Our Solution: Neural Networks
While we could try and develop a complicated set of rules to account for all the conditions that perfectly identify a product page, doing so would be extremely time consuming, and frankly, incredibly boring work. Instead, we can try using a classical technique out of the artificial intelligence handbook: neural networks.
Here’s a quick primer on neural networks. Let’s say we want to know whether any particular mushroom is poisonous or not. We’re not entirely sure what determines this, but we do have a record of mushrooms with their diameters and heights, along with which of these mushrooms were poisonous to eat, for sure. In order to see if we could use diameter and heights to determine poisonous-ness, we could set up the following equation:
A * (diameter) + B * (height) = 0 or 1 for not-poisonous / poisonous
We would then try various combinations of A and B for all possible diameters and heights until we found a combination that correctly determined poisonous-ness for as many mushrooms as possible.
Neural networks provide a structure for using the output of one set of input data to adjust A and B to the most likely best values for the next set of input data. By constantly adjusting A and B this way, we can quickly get to the best possible values for them.
In order to introduce more complex relationships in our data, we can introduce “hidden” layers in this model, which would end up looking something like:
For a more detailed explanation of neural networks, you can check out the following links:
In our product page classifier algorithm, we setup a neural network with 1 input layer with 27 nodes, 1 hidden layer with 25 nodes, and 1 output layer with 3 output nodes. Our input layer modeled several features, including:
- Price found on page
- Image URL found on page
- # of clickable images adjacent to price values
- Keywords found in prominent positions (e.g., product detail, description, etc.)
Our output layer had the following:
- Probability of being a product page
- Probability of being a product category page (e.g., the second example page above)
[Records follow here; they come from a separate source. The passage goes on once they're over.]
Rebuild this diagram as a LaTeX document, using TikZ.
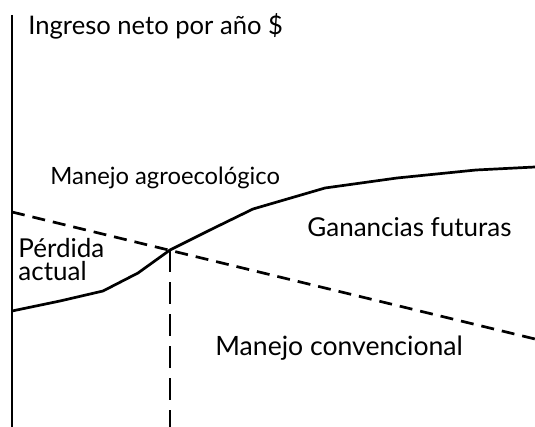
\documentclass[tikz,border=0pt]{standalone}
\usepackage{fontspec}
\setmainfont{Lato}
\usetikzlibrary{positioning}

\begin{document}
\begin{tikzpicture}[x=0.5pt,y=-0.5pt,
  axisline/.style={line width=1.4pt},
  curve/.style={line width=1.35pt, line join=round},
  dashline/.style={line width=1.35pt, dash pattern=on 6.5pt off 4pt},
  longdash/.style={line width=1.2pt, dash pattern=on 11pt off 5pt},
  lbl/.style={anchor=base west, inner sep=0pt, font=\fontsize{13}{14}\selectfont}]
\useasboundingbox (0,0) rectangle (535,427);
% Axis
\draw[axisline] (12,15) -- (12,427);
% Conventional management (dashed)
\draw[dashline] (12,212) -- (535,339);
% Agroecological management
\draw[curve] (12,311) -- (60,301) -- (103,291) -- (138,273) -- (170,250)
  -- (210,230) -- (253,209) -- (325,188) -- (397,178) -- (476,170) -- (535,167);
% Crossing point
\coordinate (cross) at (170,250);
\coordinate (bottom) at (170,427);
\draw[longdash] (cross) -- (bottom);
% Labels
\node[lbl, font=\fontsize{12.8}{14}\selectfont] (ingreso) at (28,35) {Ingreso neto por año \$};
\node[lbl, font=\fontsize{11.9}{14}\selectfont] (agro) at (50,185) {Manejo agroecológico};
\node[lbl] (perdida) at (18,257) {Pérdida};
\node[lbl] (actual) at (18,280) {actual};
\node[lbl] (ganancias) at (307,237) {Ganancias futuras};
\node[lbl, font=\fontsize{13.3}{14}\selectfont] (conv) at (215,355) {Manejo convencional};
\end{tikzpicture}
\end{document}
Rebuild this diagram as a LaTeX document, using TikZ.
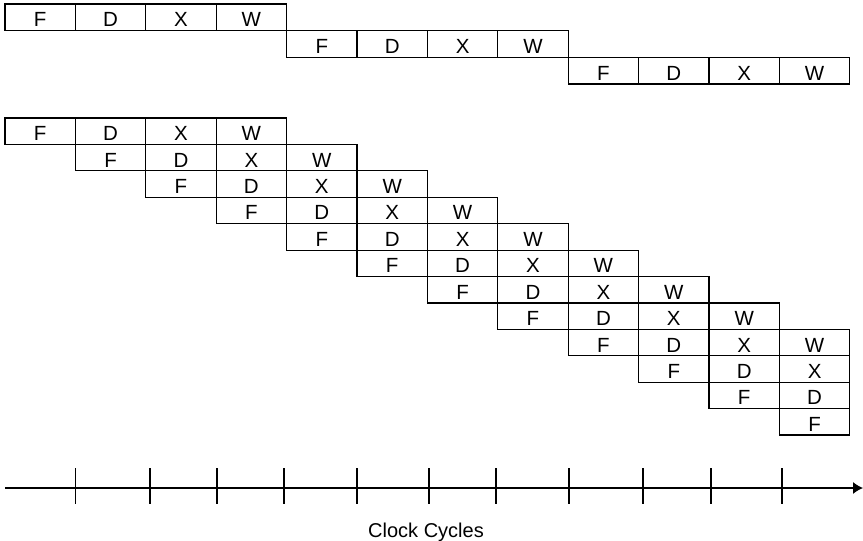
\documentclass[tikz,border=0pt]{standalone}
\usepackage{fontspec}
\setmainfont{Liberation Sans}
\usetikzlibrary{arrows.meta}
\begin{document}
\begin{tikzpicture}[x=1pt,y=-1pt,
  cell/.style={draw=black,line width=1.2pt,rectangle,minimum width=70.4pt,minimum height=#1,
    inner sep=0pt,text height=19pt,text depth=0pt,font=\fontsize{20.5}{21}\selectfont},
  cell/.default=26.42pt,
  axisline/.style={line width=1.2pt,-{Latex[length=10pt,width=12pt]}},
  tick/.style={line width=1.2pt},
  axislabel/.style={anchor=base,inner sep=0pt,font=\fontsize{20}{24}\selectfont}]
\useasboundingbox (0,0) rectangle (863,541);
% top: sequential execution
\foreach \r in {0,1,2} {
  \foreach \t [count=\k from 0] in {F,D,X,W} {
    \node[cell=26.67pt] (t-\r-\k) at ({5+(4*\r+\k+0.5)*70.4},{4+(\r+0.5)*26.67}) {\t};
  }
}
% bottom: pipelined execution
\foreach \r in {0,...,11} {
  \foreach \t [count=\k from 0] in {F,D,X,W} {
    \pgfmathtruncatemacro\col{\r+\k}
    \ifnum\col<12
      \node[cell] (l-\r-\k) at ({5+(\col+0.5)*70.4},{118+(\r+0.5)*26.42}) {\t};
    \fi
  }
}
% time axis
\coordinate (axs) at (5,488);
\coordinate (axe) at (863,488);
\draw[axisline] (axs) -- (axe);
\foreach \x [count=\i] in {75.5,150,217,284,357,429,496,569,643,711,782} {
  \coordinate (tt\i) at (\x,468);
  \coordinate (tb\i) at (\x,504);
  \draw[tick] (tt\i) -- (tb\i);
}
\node[axislabel] (lbl) at (426,537) {Clock Cycles};
\end{tikzpicture}
\end{document}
- Probability of being some other page
Our algorithm for the neural network took the following steps:
The ultimate output is two sets of input layers (T1 and T2), that we can use in a matrix equation to predict page type for any given web page. This works like so:
So how did we do? In order to determine how successful we were in our predictions, we need to determine how to measure success. In general, we want to measure how many true positive (TP) results as compared to false positives (FP) and false negatives (FN). Conventional measurements for these are:
- Precision (P) = TP / (TP + FP)
- Recall (R) = TP / (TP + FN)
- F-Score = 2 * P * R / (P + R)
Our implementation had the following results:
- P = 0.929
- R = 0.904
- F-Score = 0.916
These scores are just over our training set, of course. The actual scores on real-life data may be a bit lower, but not by much. This is pretty good! We should have an algorithm on our hands that can accurately classify product pages about 90% of the time.
Extracting Product Data
Of course, identifying product pages isn’t enough. We also want to pull out the actual structured data! In particular, we’re interested in product name, price, and any unique identifiers (e.g., UPC, EAN, & ISBN). This information would help us fill out our product search.
We don’t actually use neural networks for doing this. Neural networks are better-suited toward classification problems, and extracting data from a web page is a different type of problem. Instead, we use a variety of heuristics specific to each attribute we’re trying to extract. For example, for product name, we look at the <h1> and <h2> tags, and use a few metrics to determine the best choice. We’ve been able to achieve around a 80% accuracy here. We may go into the actual metrics and methodology for developing them in a separate post!
More to Come
We feel pretty good about our ability to classify and extract product data. The extraction part could be better, but it’s steadily being improved. In the meantime, we’re also working on classifying other types of pages, such as business data, company team pages, event data, and more.
As we roll-out these classifiers and data extractors, we’re including each one in our crawl of the entire Internet. This means that we can scan the entire Internet and pull out any available data that exists out there. Exciting stuff!